One of the projects we are working on at Zimbra is project “Always On”. The goal is very simple: Email and collaboration should be “always on” for end users. It’s no secret that email is the number one tool used for business collaboration. Project Always On solves key issues related to operating a platform built to be the central hub of collaboration delivered as a cloud service.
Our Design Goals
We started with some very basic design goals based on what we believe are the key attributes of a cloud service.
- Inherently resilient to failure
- Scaling should be elastic based on workload demands
- The software can be enhanced without service disruption
- Efficient usage of commodity hardware resources
As we thought about these design goals, we arrived at a few technical capabilities and basic architectural requirements to achieve them.
- No single points of failure in the application components
- Separating the application code from the data
- Distributing state information across commodity storage
- Automatic failover of application and data storage components
- Automatic load balancing of client requests across the application and data layers
How Zimbra is Changing
There is so much of work that goes into re-architecting your software, so we’ve been doing this over several phases. Our MTA and Proxy components already have load balancing and failover capabilities and we introduced multi-master replication for our LDAP directory in Zimbra 8.0 last year. Or focus has now shifted to our mailbox server. We have spread this work across two phases.
Phase 1 work is centered on breaking up the application and data components of the mailbox server.
- Separating our application code from the data stores. Today our Java application code running in a Jetty instance has an affinity to the instance of MySQL (soon to be MariaDB) running on the same server. We have been refactoring and enhancing our application code to remove this dependency for two reasons: Enable MariaDB to be optionally deployed and scaled in a separate data services layer and to enable distributed metadata through a MariaDB Galera Cluster.

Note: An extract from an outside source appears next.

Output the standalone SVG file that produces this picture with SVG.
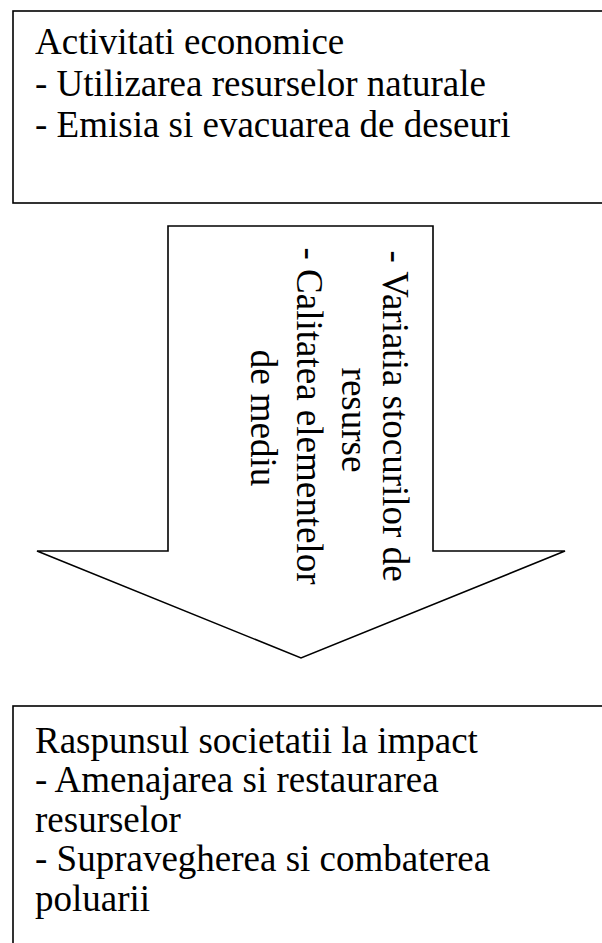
<svg xmlns="http://www.w3.org/2000/svg" width="602" height="943" viewBox="0 0 602 943">
<defs>
<polygon id="arrowShape" points="168,226 433,226 433,551 565,551 301,658 37,551 168,551"/>
</defs>
<rect width="602" height="943" fill="#fff"/>
<g id="activitati">
<rect x="13" y="11" width="600" height="192" fill="#fff" stroke="#000" stroke-width="1.6"/>
<text x="35" y="54" font-family="Liberation Serif" font-size="37">Activitati economice</text>
<text x="35" y="95.5" font-family="Liberation Serif" font-size="37">- Utilizarea resurselor naturale</text>
<text x="35" y="137" font-family="Liberation Serif" font-size="37">- Emisia si evacuarea de deseuri</text>
</g>
<g id="connectors">
<g id="arrow">
<use href="#arrowShape" fill="#fff" stroke="#000" stroke-width="1.6"/>
<text transform="translate(383,416) rotate(90)" text-anchor="middle" font-family="Liberation Serif" font-size="37">- Variatia stocurilor de</text>
<text transform="translate(342,420) rotate(90)" text-anchor="middle" font-family="Liberation Serif" font-size="37">resurse</text>
<text transform="translate(297,416) rotate(90)" text-anchor="middle" font-family="Liberation Serif" font-size="37">- Calitatea elementelor</text>
<text transform="translate(251,418) rotate(90)" text-anchor="middle" font-family="Liberation Serif" font-size="37">de mediu</text>
</g>
</g>
<g id="raspunsul">
<rect x="13" y="706" width="600" height="250" fill="#fff" stroke="#000" stroke-width="1.6"/>
<text x="35" y="752.5" font-family="Liberation Serif" font-size="37">Raspunsul societatii la impact</text>
<text x="35" y="792" font-family="Liberation Serif" font-size="37">- Amenajarea si restaurarea</text>
<text x="35" y="831.5" font-family="Liberation Serif" font-size="37">resurselor</text>
<text x="35" y="871" font-family="Liberation Serif" font-size="37">- Supravegherea si combaterea</text>
<text x="35" y="910.5" font-family="Liberation Serif" font-size="37">poluarii</text>
</g>
</svg>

- Switching from MySQL to MariaDB. We have been following the MariaDB community for a while. The improvements in performance and the speed at which bugs and security issues are resolved are compelling reasons alone. Now that SkySQL is providing commercial support, we felt it was the right time to make a switch. And switch we did. It took us about 5 minutes to replace MySQL with MariaDB and about 3 minutes to replace ConnectorJ with the MariaDB Java Client and 1 bug fix.
Phase 2 work is centered on distributed data and install/upgrade orchestration.
- Mailbox Metadata. As I mentioned earlier, we will be using MariaDB Galera Cluster to implement a scale out, shared nothing, active-active design for our mailbox metadata.
- Search indexes. We are looking at using Apache SOLR for distributed indexing building on our current use of Apache Lucene.
- Distributed Blobs. We plan to continue to enhance our StoreManager API and implement an S3 compatible interface for use with cloud storage solutions like Scality and Amazon. We have also changed the pathing of blob data on the file system to include a “node name”. This will enable the use of clustered/distributed file systems like NFS and Ceph using their POSIX file system interface.
- Rolling updates and upgrades. We want to enable software updates and even version upgrades to coexist with previous versions and to be installed across each application component layer without user disruption.
There is so much more work going into the Always On project than I’ve covered here. I’ll post some demoes of our Always On lab soon as well as some of the other features we are working on for our future releases.